* _Written instruction_
Find the lines that contain the word "code" and copy each one.

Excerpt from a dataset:
===

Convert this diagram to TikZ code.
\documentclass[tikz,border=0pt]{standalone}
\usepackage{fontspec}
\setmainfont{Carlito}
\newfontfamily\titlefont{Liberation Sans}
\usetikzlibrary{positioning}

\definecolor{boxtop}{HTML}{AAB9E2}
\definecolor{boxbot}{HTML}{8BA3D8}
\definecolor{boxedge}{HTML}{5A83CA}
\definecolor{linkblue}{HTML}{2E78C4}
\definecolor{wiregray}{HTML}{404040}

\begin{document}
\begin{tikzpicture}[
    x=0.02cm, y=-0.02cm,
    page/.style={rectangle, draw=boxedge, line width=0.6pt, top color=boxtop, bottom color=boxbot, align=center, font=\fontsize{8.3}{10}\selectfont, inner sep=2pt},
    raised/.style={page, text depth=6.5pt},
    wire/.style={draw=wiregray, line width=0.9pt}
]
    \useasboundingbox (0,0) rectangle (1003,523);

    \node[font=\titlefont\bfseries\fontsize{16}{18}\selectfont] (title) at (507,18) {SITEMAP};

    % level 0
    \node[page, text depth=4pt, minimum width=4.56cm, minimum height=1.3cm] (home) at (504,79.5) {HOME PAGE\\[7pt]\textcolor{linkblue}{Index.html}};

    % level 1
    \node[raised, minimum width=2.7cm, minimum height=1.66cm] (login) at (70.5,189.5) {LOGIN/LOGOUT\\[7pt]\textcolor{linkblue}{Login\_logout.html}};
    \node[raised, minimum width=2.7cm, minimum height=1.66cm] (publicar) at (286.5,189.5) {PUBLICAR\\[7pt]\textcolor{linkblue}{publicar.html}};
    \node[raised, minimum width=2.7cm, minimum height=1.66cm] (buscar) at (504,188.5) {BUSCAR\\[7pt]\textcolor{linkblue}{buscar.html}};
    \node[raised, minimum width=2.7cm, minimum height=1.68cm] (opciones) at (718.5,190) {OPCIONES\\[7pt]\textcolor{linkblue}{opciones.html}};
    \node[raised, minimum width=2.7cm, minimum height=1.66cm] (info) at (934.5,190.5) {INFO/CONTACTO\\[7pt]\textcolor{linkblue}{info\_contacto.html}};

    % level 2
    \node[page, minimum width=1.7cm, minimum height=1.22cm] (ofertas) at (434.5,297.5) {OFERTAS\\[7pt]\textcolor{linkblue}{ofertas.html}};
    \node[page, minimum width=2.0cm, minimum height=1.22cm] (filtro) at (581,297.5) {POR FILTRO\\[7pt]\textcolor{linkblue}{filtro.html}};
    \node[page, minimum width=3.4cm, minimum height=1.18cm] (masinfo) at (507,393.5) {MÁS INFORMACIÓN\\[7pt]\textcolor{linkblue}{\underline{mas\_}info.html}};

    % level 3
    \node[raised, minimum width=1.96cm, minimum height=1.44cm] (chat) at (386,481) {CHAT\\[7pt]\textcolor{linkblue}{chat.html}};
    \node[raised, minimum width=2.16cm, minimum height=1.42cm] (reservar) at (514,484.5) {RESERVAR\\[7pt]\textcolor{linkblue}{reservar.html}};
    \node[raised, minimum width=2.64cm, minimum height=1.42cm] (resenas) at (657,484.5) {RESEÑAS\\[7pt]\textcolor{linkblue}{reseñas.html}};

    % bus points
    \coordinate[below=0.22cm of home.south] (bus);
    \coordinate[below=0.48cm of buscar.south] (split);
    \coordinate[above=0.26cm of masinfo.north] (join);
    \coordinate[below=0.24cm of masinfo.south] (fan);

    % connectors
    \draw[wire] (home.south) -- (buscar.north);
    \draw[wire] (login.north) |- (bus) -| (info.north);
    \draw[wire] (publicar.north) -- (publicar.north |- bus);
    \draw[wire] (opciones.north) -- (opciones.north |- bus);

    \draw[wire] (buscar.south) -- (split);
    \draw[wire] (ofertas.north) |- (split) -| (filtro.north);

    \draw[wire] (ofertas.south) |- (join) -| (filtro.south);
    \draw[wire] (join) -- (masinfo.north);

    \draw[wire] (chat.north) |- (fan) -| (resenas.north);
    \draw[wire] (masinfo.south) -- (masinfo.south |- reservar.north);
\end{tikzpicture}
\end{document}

===

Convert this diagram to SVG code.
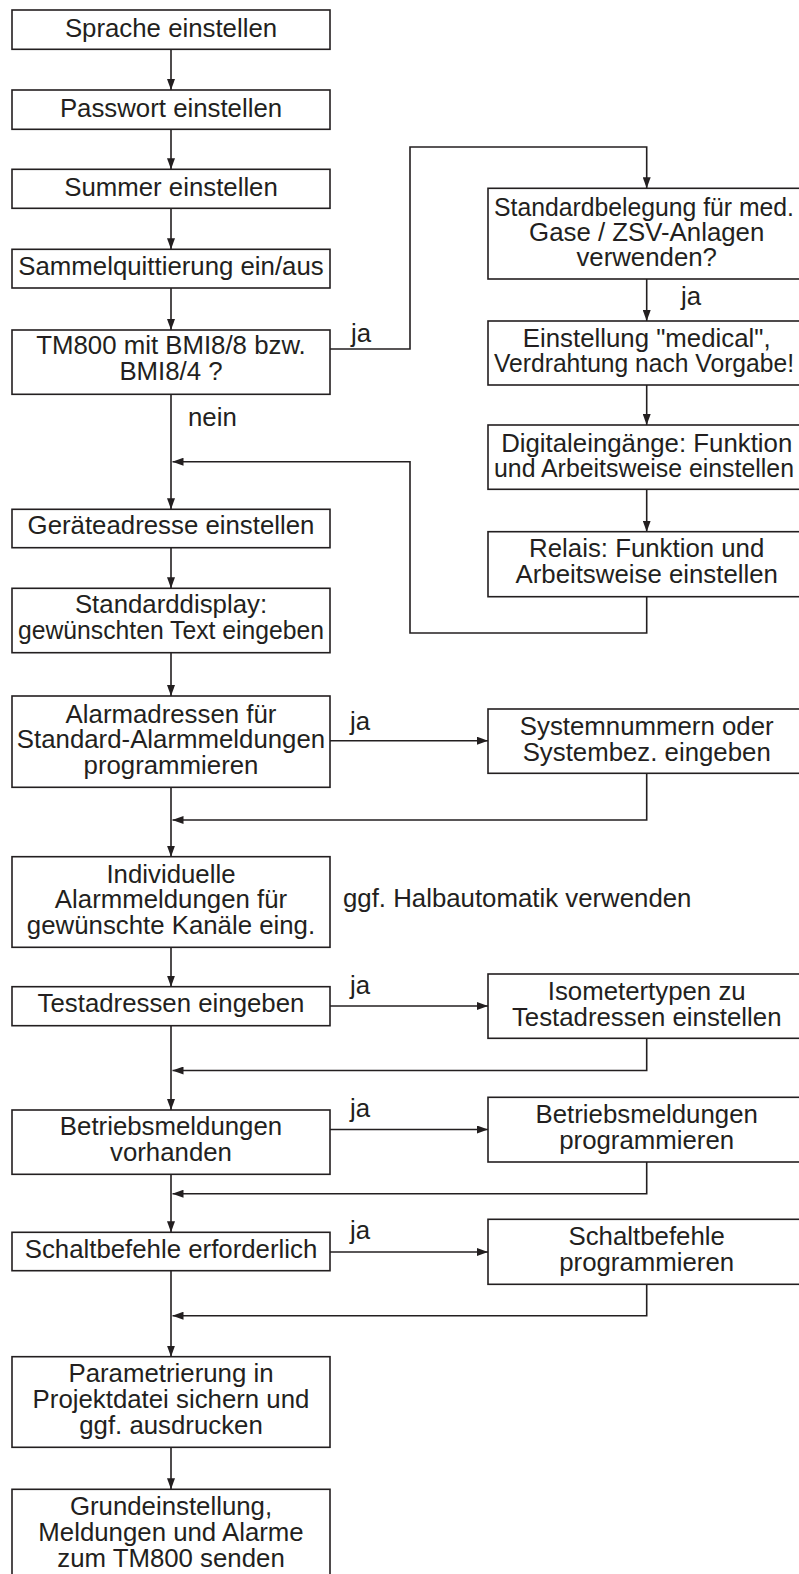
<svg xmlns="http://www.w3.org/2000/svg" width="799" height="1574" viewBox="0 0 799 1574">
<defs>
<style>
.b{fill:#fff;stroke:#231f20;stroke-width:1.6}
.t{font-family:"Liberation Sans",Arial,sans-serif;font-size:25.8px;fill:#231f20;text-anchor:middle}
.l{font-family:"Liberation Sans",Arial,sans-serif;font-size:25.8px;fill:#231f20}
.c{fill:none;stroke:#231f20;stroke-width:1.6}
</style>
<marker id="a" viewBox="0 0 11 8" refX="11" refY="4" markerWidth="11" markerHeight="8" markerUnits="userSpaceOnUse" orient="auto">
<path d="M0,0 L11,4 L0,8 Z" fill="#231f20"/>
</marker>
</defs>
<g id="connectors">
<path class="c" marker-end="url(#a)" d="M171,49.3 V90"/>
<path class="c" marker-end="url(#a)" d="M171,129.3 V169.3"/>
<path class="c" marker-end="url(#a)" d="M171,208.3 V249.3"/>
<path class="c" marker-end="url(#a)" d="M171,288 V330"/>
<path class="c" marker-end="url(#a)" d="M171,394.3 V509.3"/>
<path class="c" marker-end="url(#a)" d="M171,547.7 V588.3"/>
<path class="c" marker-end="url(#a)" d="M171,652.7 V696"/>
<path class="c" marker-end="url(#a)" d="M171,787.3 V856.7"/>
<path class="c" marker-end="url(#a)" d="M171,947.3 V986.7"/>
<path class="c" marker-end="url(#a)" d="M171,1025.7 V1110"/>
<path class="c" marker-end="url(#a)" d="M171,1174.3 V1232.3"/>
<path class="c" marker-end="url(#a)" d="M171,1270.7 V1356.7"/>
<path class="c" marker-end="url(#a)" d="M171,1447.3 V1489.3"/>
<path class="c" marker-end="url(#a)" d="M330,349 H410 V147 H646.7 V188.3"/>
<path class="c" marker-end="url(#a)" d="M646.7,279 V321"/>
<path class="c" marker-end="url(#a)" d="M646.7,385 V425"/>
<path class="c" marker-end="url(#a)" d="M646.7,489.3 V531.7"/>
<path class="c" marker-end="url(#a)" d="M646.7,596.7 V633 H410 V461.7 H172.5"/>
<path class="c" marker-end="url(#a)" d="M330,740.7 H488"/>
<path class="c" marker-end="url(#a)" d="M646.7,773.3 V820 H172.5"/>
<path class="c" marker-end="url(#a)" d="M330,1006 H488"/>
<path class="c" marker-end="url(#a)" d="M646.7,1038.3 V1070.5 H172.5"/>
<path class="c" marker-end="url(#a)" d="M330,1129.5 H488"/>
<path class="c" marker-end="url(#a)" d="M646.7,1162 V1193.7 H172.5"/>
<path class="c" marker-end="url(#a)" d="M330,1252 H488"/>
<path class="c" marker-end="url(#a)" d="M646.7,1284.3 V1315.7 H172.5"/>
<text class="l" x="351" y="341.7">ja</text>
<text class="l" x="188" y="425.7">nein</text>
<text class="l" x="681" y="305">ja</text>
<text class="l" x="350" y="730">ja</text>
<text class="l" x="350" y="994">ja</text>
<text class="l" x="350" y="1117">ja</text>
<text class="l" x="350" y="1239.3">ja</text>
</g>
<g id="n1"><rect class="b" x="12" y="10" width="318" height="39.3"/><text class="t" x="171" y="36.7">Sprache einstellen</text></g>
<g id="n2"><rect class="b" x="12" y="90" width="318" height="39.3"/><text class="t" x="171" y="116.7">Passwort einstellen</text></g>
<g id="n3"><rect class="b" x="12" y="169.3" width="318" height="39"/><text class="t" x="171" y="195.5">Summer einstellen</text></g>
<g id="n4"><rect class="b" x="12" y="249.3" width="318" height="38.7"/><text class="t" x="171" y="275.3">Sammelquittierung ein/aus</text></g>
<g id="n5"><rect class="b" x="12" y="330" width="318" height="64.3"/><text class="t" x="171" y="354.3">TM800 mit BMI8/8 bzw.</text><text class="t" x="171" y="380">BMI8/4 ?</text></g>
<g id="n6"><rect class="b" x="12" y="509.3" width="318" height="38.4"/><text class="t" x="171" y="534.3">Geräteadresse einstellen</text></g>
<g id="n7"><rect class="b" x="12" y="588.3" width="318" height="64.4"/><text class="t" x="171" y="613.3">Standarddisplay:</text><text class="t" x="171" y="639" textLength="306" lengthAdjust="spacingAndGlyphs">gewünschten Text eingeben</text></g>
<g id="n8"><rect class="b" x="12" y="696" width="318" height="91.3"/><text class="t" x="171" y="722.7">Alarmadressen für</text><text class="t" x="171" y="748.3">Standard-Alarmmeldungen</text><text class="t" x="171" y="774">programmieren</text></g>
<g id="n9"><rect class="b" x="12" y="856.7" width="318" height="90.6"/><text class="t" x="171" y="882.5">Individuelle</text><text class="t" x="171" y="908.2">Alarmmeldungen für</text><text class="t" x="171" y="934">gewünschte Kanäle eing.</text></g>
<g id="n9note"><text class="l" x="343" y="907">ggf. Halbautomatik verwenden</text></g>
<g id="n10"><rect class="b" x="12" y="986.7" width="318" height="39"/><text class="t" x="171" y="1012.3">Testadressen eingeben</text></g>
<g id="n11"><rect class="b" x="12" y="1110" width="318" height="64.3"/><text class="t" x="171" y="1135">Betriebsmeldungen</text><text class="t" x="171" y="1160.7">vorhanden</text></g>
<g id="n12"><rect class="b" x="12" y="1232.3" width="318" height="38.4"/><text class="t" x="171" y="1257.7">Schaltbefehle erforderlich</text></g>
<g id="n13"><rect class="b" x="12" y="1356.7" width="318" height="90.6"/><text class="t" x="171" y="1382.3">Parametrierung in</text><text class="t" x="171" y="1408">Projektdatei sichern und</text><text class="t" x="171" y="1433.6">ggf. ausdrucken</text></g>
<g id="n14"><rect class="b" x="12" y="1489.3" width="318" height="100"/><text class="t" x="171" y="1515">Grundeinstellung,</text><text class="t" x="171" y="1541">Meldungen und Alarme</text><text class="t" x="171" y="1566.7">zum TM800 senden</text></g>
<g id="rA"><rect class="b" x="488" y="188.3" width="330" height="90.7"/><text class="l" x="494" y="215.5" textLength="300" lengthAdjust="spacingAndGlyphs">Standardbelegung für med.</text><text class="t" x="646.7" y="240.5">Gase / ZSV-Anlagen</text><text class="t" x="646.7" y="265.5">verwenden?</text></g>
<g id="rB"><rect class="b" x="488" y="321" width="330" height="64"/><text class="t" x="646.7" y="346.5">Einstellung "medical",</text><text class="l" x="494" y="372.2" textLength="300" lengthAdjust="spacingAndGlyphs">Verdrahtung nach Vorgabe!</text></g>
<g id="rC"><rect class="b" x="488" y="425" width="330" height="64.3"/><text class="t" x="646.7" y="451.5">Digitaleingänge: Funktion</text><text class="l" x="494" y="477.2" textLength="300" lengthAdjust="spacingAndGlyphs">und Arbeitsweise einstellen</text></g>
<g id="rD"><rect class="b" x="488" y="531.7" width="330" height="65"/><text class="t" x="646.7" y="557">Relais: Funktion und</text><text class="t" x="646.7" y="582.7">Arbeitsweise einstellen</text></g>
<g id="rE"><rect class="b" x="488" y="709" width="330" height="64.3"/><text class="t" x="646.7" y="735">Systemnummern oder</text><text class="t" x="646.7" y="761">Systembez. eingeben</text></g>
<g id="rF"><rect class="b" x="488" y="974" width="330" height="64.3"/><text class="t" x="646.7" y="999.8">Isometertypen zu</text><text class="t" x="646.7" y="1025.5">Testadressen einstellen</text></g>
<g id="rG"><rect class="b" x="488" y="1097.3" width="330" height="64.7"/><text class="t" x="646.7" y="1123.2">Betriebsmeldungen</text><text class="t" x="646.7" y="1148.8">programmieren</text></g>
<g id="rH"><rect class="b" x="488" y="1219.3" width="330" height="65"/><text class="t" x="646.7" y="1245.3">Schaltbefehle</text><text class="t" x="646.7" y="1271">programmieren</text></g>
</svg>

===

* _Answer to the exercise_
Convert this diagram to TikZ code.
Convert this diagram to SVG code.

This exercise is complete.